■ **WHAT YOU SHOULD DO**: In the records below, find each line with the word "this" and copy it.
#### PROVIDED ENTRIES
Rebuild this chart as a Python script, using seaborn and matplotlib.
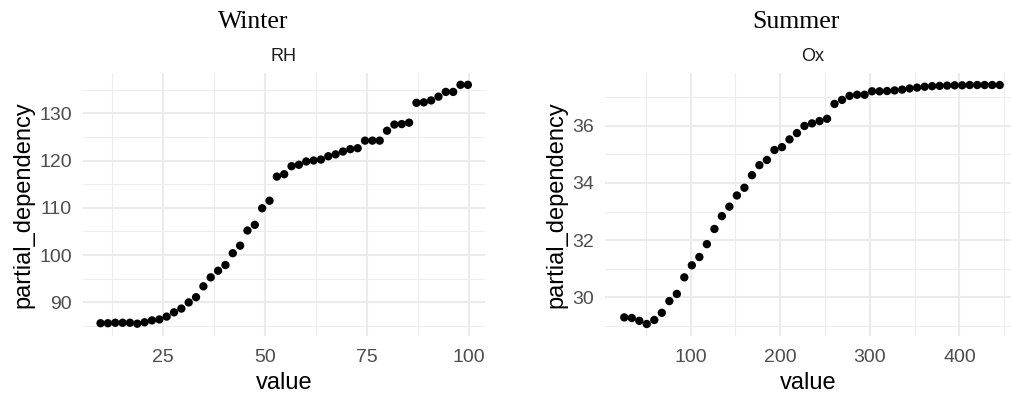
########
#### PROVIDED ENTRIES
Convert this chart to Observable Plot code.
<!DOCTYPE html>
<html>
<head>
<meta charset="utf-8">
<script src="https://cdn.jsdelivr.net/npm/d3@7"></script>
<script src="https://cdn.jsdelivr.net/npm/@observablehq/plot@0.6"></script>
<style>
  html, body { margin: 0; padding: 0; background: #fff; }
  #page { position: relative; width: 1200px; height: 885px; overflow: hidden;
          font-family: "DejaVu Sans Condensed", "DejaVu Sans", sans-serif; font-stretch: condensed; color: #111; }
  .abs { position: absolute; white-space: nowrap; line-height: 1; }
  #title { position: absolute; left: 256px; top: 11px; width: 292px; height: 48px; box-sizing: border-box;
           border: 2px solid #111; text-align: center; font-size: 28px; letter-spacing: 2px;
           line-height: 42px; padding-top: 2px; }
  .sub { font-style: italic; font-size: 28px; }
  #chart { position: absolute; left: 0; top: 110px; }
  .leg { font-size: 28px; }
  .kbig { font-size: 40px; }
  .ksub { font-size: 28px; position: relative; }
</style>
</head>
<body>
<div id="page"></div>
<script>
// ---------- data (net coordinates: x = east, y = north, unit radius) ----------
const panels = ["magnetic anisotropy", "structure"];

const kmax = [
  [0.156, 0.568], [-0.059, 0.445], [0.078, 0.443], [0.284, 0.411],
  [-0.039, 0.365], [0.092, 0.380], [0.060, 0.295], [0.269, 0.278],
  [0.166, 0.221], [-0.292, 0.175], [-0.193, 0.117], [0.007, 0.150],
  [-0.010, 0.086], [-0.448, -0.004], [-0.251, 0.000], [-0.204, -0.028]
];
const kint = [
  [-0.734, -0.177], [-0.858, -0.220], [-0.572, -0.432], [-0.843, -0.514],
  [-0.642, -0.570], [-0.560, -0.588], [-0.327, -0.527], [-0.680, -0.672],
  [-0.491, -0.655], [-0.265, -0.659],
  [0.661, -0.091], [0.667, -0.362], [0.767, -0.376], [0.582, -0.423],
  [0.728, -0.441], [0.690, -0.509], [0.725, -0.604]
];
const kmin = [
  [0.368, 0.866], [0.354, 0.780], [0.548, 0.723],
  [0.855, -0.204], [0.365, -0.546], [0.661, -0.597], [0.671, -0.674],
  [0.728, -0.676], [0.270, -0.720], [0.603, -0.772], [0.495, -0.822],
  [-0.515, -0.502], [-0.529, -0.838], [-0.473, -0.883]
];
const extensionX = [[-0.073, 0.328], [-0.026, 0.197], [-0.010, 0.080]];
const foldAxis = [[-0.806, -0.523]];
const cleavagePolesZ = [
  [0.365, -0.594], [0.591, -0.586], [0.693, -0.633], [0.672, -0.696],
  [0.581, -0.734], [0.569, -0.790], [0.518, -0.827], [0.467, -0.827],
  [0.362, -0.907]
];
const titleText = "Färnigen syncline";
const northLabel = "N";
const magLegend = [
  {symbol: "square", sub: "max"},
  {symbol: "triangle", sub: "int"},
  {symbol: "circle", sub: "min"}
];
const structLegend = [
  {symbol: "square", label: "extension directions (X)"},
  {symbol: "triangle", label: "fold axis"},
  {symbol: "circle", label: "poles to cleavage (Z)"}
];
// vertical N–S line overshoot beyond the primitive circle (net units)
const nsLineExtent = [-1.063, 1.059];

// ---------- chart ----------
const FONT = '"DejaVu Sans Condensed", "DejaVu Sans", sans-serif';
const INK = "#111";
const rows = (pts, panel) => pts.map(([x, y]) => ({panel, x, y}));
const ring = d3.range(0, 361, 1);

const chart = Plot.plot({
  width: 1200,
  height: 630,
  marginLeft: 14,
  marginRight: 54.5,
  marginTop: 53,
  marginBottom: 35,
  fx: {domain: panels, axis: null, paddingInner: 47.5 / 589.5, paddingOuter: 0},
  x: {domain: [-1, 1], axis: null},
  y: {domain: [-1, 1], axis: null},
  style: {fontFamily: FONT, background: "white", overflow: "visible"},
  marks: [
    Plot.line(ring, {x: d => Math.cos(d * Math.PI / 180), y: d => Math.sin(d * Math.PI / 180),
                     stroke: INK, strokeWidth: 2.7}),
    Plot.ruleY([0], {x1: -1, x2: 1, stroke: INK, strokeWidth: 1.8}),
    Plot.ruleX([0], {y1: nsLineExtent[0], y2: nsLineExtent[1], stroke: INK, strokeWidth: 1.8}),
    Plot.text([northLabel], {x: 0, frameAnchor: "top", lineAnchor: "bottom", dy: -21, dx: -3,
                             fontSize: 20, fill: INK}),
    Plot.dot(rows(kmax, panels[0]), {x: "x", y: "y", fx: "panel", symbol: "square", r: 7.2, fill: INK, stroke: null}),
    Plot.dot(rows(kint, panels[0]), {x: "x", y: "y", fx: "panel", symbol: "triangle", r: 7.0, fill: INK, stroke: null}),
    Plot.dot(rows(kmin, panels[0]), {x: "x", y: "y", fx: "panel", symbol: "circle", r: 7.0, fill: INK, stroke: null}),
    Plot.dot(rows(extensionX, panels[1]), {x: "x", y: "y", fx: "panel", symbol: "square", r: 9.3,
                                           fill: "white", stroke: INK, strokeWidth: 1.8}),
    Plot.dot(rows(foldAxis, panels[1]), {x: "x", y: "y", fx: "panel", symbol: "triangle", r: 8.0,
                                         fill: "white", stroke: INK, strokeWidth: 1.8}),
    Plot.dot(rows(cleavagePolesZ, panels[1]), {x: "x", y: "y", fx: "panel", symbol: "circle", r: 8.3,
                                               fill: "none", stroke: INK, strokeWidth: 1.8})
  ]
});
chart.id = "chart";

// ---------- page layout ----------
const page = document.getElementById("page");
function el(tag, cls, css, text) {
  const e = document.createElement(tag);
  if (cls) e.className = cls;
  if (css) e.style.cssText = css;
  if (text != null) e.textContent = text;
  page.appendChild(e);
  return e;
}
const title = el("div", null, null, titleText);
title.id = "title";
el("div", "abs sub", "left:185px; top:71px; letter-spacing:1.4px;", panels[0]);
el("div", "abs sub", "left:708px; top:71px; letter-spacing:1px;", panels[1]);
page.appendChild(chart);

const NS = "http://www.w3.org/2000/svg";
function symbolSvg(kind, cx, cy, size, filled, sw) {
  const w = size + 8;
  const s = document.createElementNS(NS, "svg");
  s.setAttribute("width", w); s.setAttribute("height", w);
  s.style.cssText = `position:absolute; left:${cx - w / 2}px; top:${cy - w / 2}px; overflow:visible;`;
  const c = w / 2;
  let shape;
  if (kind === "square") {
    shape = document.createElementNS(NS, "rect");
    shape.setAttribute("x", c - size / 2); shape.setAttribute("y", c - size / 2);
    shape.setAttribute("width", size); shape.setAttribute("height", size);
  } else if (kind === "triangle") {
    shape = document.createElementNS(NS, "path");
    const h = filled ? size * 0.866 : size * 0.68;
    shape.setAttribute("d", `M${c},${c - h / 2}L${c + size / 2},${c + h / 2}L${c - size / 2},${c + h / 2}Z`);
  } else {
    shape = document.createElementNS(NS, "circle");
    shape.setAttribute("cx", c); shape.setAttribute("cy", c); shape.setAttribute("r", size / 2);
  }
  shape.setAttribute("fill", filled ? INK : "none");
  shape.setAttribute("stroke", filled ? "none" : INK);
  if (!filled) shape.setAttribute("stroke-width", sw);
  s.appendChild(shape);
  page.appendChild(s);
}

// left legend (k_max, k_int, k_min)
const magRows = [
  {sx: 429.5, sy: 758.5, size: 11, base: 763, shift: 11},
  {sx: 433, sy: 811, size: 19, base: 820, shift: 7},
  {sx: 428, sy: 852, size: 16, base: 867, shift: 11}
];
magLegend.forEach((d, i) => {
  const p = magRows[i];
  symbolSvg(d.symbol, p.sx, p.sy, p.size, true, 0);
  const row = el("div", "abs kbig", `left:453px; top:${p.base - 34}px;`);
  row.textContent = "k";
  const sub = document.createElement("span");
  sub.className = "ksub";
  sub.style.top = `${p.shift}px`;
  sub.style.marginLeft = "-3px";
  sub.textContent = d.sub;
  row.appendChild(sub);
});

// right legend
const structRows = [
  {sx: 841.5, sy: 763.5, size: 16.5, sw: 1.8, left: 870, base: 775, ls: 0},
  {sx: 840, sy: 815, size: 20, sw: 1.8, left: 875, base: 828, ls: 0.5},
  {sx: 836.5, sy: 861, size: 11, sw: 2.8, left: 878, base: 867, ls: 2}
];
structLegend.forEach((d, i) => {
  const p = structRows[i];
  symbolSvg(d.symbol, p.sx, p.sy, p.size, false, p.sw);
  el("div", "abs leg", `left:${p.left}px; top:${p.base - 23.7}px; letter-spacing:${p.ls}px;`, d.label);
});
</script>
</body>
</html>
########
■ **THE COMPLETED TASK**:
Rebuild this chart as a Python script, using seaborn and matplotlib.
Convert this chart to Observable Plot code.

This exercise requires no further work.